25. The method of claim 20, wherein the valve further comprises a lock that (i) secures the first portion to the second portion in a locked condition, and (ii) allows the first portion and second portion to be separated from each other in an unlocked condition.

26. The method of claim 25, wherein the first portion of the valve comprises a first disk which is movable between (i) a closed position in which the first disk prevents the powder from being dispensed from the dispensing container, and (ii) an open position in which the powder can be dispensed from the dispensing container through the valve.

27. The method of claim 26, wherein:

the second portion of the valve comprises a second disk including a top face which mates with the bottom face of the first disk in a face-to-face relationship when the first portion is secured to the second portion, and when the first disk is moved between the closed position and the open position,

wherein the bottom face of the first disk does not contact the powder in the chamber in the closed position or in the open position.

28. The method of claim 20, wherein the powder is a toner, the dispensing container comprises a toner hopper, and the receiving container is selected from the group consisting of bags, rotary valves, feeders, hoppers and bins.

29. The method of claim 20, wherein the powder comprises a mixture of the toner and a developer.

30. The method of claim 20, wherein the powder is substantially contained within the dispensing system during dispensing.

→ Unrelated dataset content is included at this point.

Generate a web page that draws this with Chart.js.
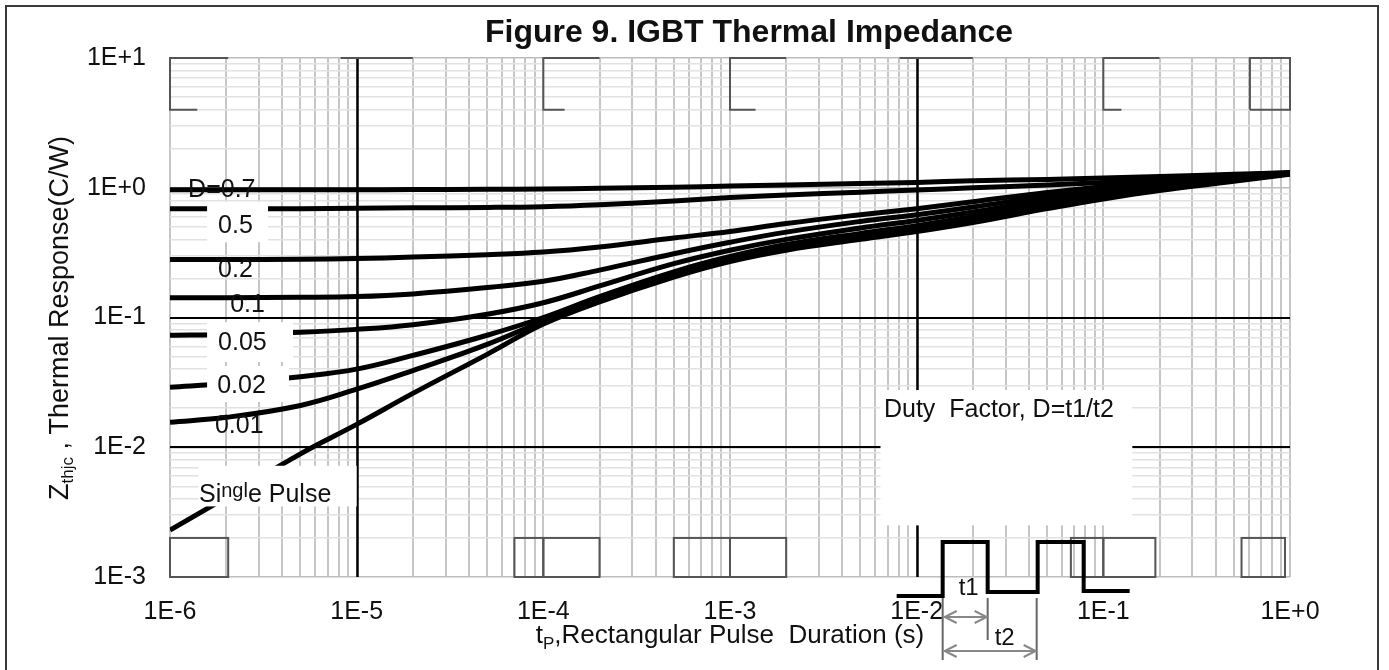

31. The method of claim 30, further comprising:

detaching the first portion of the valve from the second portion,

wherein the powder is substantially contained within the dispensing container when the first portion and the second portion are detached from each other.

32. The method of claim 31, wherein the powder is a toner and the dispensing system contains the toner such that the dust level of the toner in a surrounding environment is less than about 10 μg/m³.

33. The method of claim 20, wherein the second section comprises a middle section and an upper section, and the first section, middle section and upper section each having a different diameter.